PROBLEM DETAILS →
Exclude the pictures and reproduce the remaining data exactly as written.

GIVEN INFORMATION →

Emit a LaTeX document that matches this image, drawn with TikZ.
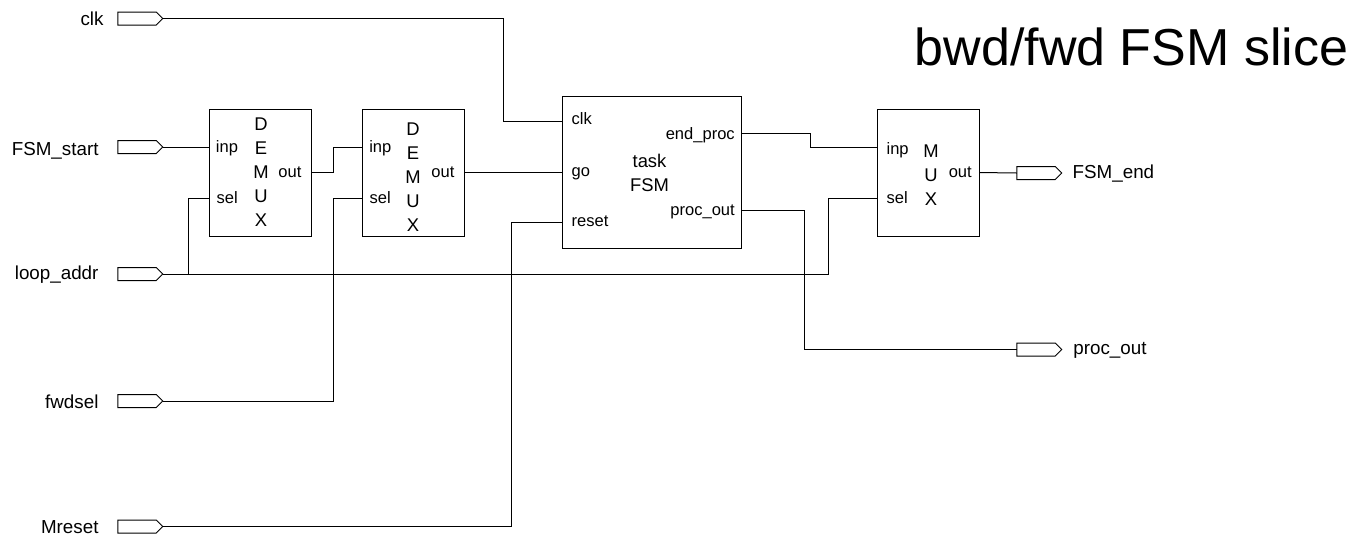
\documentclass[tikz,border=0pt]{standalone}
\usepackage{fontspec}
\setmainfont{Liberation Sans}
\usetikzlibrary{shapes.symbols, positioning}

\begin{document}
\begin{tikzpicture}[
  x=0.75pt, y=-0.75pt,
  blockbox/.style = {
    rectangle, draw=black, line width=0.75pt, outer sep=0pt,
    minimum width=76.5pt, minimum height=95.25pt, inner sep=0pt
  },
  taskbox/.style = {blockbox, minimum width=134.25pt, minimum height=114pt},
  blocktxt/.style = {align=center, inner sep=0pt, font=\fontsize{13.8}{18}\selectfont},
  sigpin/.style = {
    signal, signal to=east, draw=black, line width=0.75pt, outer sep=0pt,
    minimum width=33.75pt, minimum height=9.75pt, inner sep=0pt
  },
  pinlabel/.style = {font=\fontsize{14.1}{16}\selectfont, inner sep=0pt,
    text height=12pt, text depth=0pt},
  portlabel/.style = {font=\fontsize{12.4}{15}\selectfont, inner sep=0pt,
    text height=8pt, text depth=0pt},
  wire/.style = {line width=0.75pt, black}
]
\useasboundingbox (0,0) rectangle (1362,536);

% blocks, all on one centre line
\node[blockbox] (demuxa) at (260,172.5) {};
\node[blockbox, right=38.25pt of demuxa] (demuxb) {};
\node[taskbox, right=73.5pt of demuxb]  (task)   {};
\node[blockbox, right=102pt of task]    (mux)    {};

\node[blocktxt] (demuxatxt) at ([shift={(1,0)}]demuxa.center) {D\\E\\M\\U\\X};
\node[blocktxt] (demuxbtxt) at ([shift={(0,4.5)}]demuxb.center) {D\\E\\M\\U\\X};
\node[blocktxt] (tasktxt)   at ([shift={(-2,0)}]task.center) {task\\FSM};
\node[blocktxt] (muxtxt)    at ([shift={(3,2.5)}]mux.center) {M\\U\\X};

% pins
\node[sigpin] (clkpin)   at (137,18.5)  {};
\node[sigpin] (startpin) at (137,147) {};
\node[sigpin] (looppin)  at (137,274) {};
\node[sigpin] (fwdpin)   at (137,401) {};
\node[sigpin] (resetpin) at (137,526.5) {};
\node[sigpin] (endpin)   at (1036,173) {};
\node[sigpin] (procpin)  at (1036,349.5) {};

\node[pinlabel, left=10.5pt of clkpin, yshift=0.75pt]    (clktxt)   {clk};
\node[pinlabel, left=14.25pt of startpin]                (starttxt) {FSM\_start};
\node[pinlabel, left=14.25pt of looppin, yshift=2.25pt]  (looptxt)  {loop\_addr};
\node[pinlabel, left=14.25pt of fwdpin, yshift=0.75pt]   (fwdtxt)   {fwdsel};
\node[pinlabel, left=14.25pt of resetpin, yshift=1pt]    (resettxt) {Mreset};
\node[pinlabel, right=8pt of endpin, yshift=1.9pt]       (endtxt)   {FSM\_end};
\node[pinlabel, right=8.5pt of procpin, yshift=2.25pt]   (proctxt)  {proc\_out};

% port positions on the block edges
\coordinate (ainp)  at ([shift={(0,-25.5)}]demuxa.west);
\coordinate (asel)  at ([shift={(0,25.5)}]demuxa.west);
\coordinate (aout)  at (demuxa.east);
\coordinate (binp)  at ([shift={(0,-25.5)}]demuxb.west);
\coordinate (bsel)  at ([shift={(0,25.5)}]demuxb.west);
\coordinate (bout)  at (demuxb.east);
\coordinate (tclk)  at ([shift={(0,-51)}]task.west);
\coordinate (tgo)   at (task.west);
\coordinate (treset) at ([shift={(0,50)}]task.west);
\coordinate (tend)  at ([shift={(0,-39)}]task.east);
\coordinate (tproc) at ([shift={(0,38)}]task.east);
\coordinate (minp)  at ([shift={(0,-25.5)}]mux.west);
\coordinate (msel)  at ([shift={(0,25.5)}]mux.west);
\coordinate (mout)  at (mux.east);

\node[portlabel, right=5pt of ainp]    (ainptxt)  {inp};
\node[portlabel, right=5.5pt of asel]  (aseltxt)  {sel};
\node[portlabel, left=7pt of aout]     (aouttxt)  {out};
\node[portlabel, right=5.25pt of binp] (binptxt)  {inp};
\node[portlabel, right=5.5pt of bsel]  (bseltxt)  {sel};
\node[portlabel, left=7pt of bout]     (bouttxt)  {out};
\node[portlabel, right=7pt of tclk, yshift=1.5pt]   (tclktxt)  {clk};
\node[portlabel, right=7pt of tgo, yshift=1pt]      (tgotxt)   {go};
\node[portlabel, right=7pt of treset, yshift=1pt]   (tresettxt) {reset};
\node[portlabel, left=4.5pt of tend, yshift=-0.75pt]  (tendtxt)  {end\_proc};
\node[portlabel, left=4.5pt of tproc]  (tproctxt) {proc\_out};
\node[portlabel, right=7pt of minp, yshift=-1.5pt]  (minptxt)  {inp};
\node[portlabel, right=7pt of msel]    (mseltxt)  {sel};
\node[portlabel, left=5.25pt of mout]  (mouttxt)  {out};

\node[anchor=base, font=\fontsize{39}{44}\selectfont, inner sep=0pt] (title)
  at (1131.5,65) {bwd/fwd FSM slice};

% wires
\draw[wire] (clkpin.east)   -- ++(341,0) |- (tclk);
\draw[wire] (startpin.east) -- (ainp);
\draw[wire] (looppin.east)  -- ++(666,0) |- (msel);
\draw[wire] (looppin.east)  -- ++(26,0) |- (asel);
\draw[wire] (fwdpin.east)   -- ++(171,0) |- (bsel);
\draw[wire] (resetpin.east) -- ++(349,0) |- (treset);
\draw[wire] (aout) -- ++(22,0) |- (binp);
\draw[wire] (bout) -- (tgo);
\draw[wire] (tend) -- ++(69,0) |- (minp);
\draw[wire] (tproc) -- ++(63,0) |- (procpin.west);
\draw[wire] (mout) -- (endpin.west);
\end{tikzpicture}
\end{document}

RESPONSE BELOW →
Emit a LaTeX document that matches this image, drawn with TikZ.
\documentclass[tikz,border=0pt]{standalone}
\usepackage{fontspec}
\setmainfont{Liberation Sans}
\usetikzlibrary{shapes.symbols, positioning}

\begin{document}
\begin{tikzpicture}[
  x=0.75pt, y=-0.75pt,
  blockbox/.style = {
    rectangle, draw=black, line width=0.75pt, outer sep=0pt,
    minimum width=76.5pt, minimum height=95.25pt, inner sep=0pt
  },
  taskbox/.style = {blockbox, minimum width=134.25pt, minimum height=114pt},
  blocktxt/.style = {align=center, inner sep=0pt, font=\fontsize{13.8}{18}\selectfont},
  sigpin/.style = {
    signal, signal to=east, draw=black, line width=0.75pt, outer sep=0pt,
    minimum width=33.75pt, minimum height=9.75pt, inner sep=0pt
  },
  pinlabel/.style = {font=\fontsize{14.1}{16}\selectfont, inner sep=0pt,
    text height=12pt, text depth=0pt},
  portlabel/.style = {font=\fontsize{12.4}{15}\selectfont, inner sep=0pt,
    text height=8pt, text depth=0pt},
  wire/.style = {line width=0.75pt, black}
]
\useasboundingbox (0,0) rectangle (1362,536);

% blocks, all on one centre line
\node[blockbox] (demuxa) at (260,172.5) {};
\node[blockbox, right=38.25pt of demuxa] (demuxb) {};
\node[taskbox, right=73.5pt of demuxb]  (task)   {};
\node[blockbox, right=102pt of task]    (mux)    {};

\node[blocktxt] (demuxatxt) at ([shift={(1,0)}]demuxa.center) {D\\E\\M\\U\\X};
\node[blocktxt] (demuxbtxt) at ([shift={(0,4.5)}]demuxb.center) {D\\E\\M\\U\\X};
\node[blocktxt] (tasktxt)   at ([shift={(-2,0)}]task.center) {task\\FSM};
\node[blocktxt] (muxtxt)    at ([shift={(3,2.5)}]mux.center) {M\\U\\X};

% pins
\node[sigpin] (clkpin)   at (137,18.5)  {};
\node[sigpin] (startpin) at (137,147) {};
\node[sigpin] (looppin)  at (137,274) {};
\node[sigpin] (fwdpin)   at (137,401) {};
\node[sigpin] (resetpin) at (137,526.5) {};
\node[sigpin] (endpin)   at (1036,173) {};
\node[sigpin] (procpin)  at (1036,349.5) {};

\node[pinlabel, left=10.5pt of clkpin, yshift=0.75pt]    (clktxt)   {clk};
\node[pinlabel, left=14.25pt of startpin]                (starttxt) {FSM\_start};
\node[pinlabel, left=14.25pt of looppin, yshift=2.25pt]  (looptxt)  {loop\_addr};
\node[pinlabel, left=14.25pt of fwdpin, yshift=0.75pt]   (fwdtxt)   {fwdsel};
\node[pinlabel, left=14.25pt of resetpin, yshift=1pt]    (resettxt) {Mreset};
\node[pinlabel, right=8pt of endpin, yshift=1.9pt]       (endtxt)   {FSM\_end};
\node[pinlabel, right=8.5pt of procpin, yshift=2.25pt]   (proctxt)  {proc\_out};

% port positions on the block edges
\coordinate (ainp)  at ([shift={(0,-25.5)}]demuxa.west);
\coordinate (asel)  at ([shift={(0,25.5)}]demuxa.west);
\coordinate (aout)  at (demuxa.east);
\coordinate (binp)  at ([shift={(0,-25.5)}]demuxb.west);
\coordinate (bsel)  at ([shift={(0,25.5)}]demuxb.west);
\coordinate (bout)  at (demuxb.east);
\coordinate (tclk)  at ([shift={(0,-51)}]task.west);
\coordinate (tgo)   at (task.west);
\coordinate (treset) at ([shift={(0,50)}]task.west);
\coordinate (tend)  at ([shift={(0,-39)}]task.east);
\coordinate (tproc) at ([shift={(0,38)}]task.east);
\coordinate (minp)  at ([shift={(0,-25.5)}]mux.west);
\coordinate (msel)  at ([shift={(0,25.5)}]mux.west);
\coordinate (mout)  at (mux.east);

\node[portlabel, right=5pt of ainp]    (ainptxt)  {inp};
\node[portlabel, right=5.5pt of asel]  (aseltxt)  {sel};
\node[portlabel, left=7pt of aout]     (aouttxt)  {out};
\node[portlabel, right=5.25pt of binp] (binptxt)  {inp};
\node[portlabel, right=5.5pt of bsel]  (bseltxt)  {sel};
\node[portlabel, left=7pt of bout]     (bouttxt)  {out};
\node[portlabel, right=7pt of tclk, yshift=1.5pt]   (tclktxt)  {clk};
\node[portlabel, right=7pt of tgo, yshift=1pt]      (tgotxt)   {go};
\node[portlabel, right=7pt of treset, yshift=1pt]   (tresettxt) {reset};
\node[portlabel, left=4.5pt of tend, yshift=-0.75pt]  (tendtxt)  {end\_proc};
\node[portlabel, left=4.5pt of tproc]  (tproctxt) {proc\_out};
\node[portlabel, right=7pt of minp, yshift=-1.5pt]  (minptxt)  {inp};
\node[portlabel, right=7pt of msel]    (mseltxt)  {sel};
\node[portlabel, left=5.25pt of mout]  (mouttxt)  {out};

\node[anchor=base, font=\fontsize{39}{44}\selectfont, inner sep=0pt] (title)
  at (1131.5,65) {bwd/fwd FSM slice};

% wires
\draw[wire] (clkpin.east)   -- ++(341,0) |- (tclk);
\draw[wire] (startpin.east) -- (ainp);
\draw[wire] (looppin.east)  -- ++(666,0) |- (msel);
\draw[wire] (looppin.east)  -- ++(26,0) |- (asel);
\draw[wire] (fwdpin.east)   -- ++(171,0) |- (bsel);
\draw[wire] (resetpin.east) -- ++(349,0) |- (treset);
\draw[wire] (aout) -- ++(22,0) |- (binp);
\draw[wire] (bout) -- (tgo);
\draw[wire] (tend) -- ++(69,0) |- (minp);
\draw[wire] (tproc) -- ++(63,0) |- (procpin.west);
\draw[wire] (mout) -- (endpin.west);
\end{tikzpicture}
\end{document}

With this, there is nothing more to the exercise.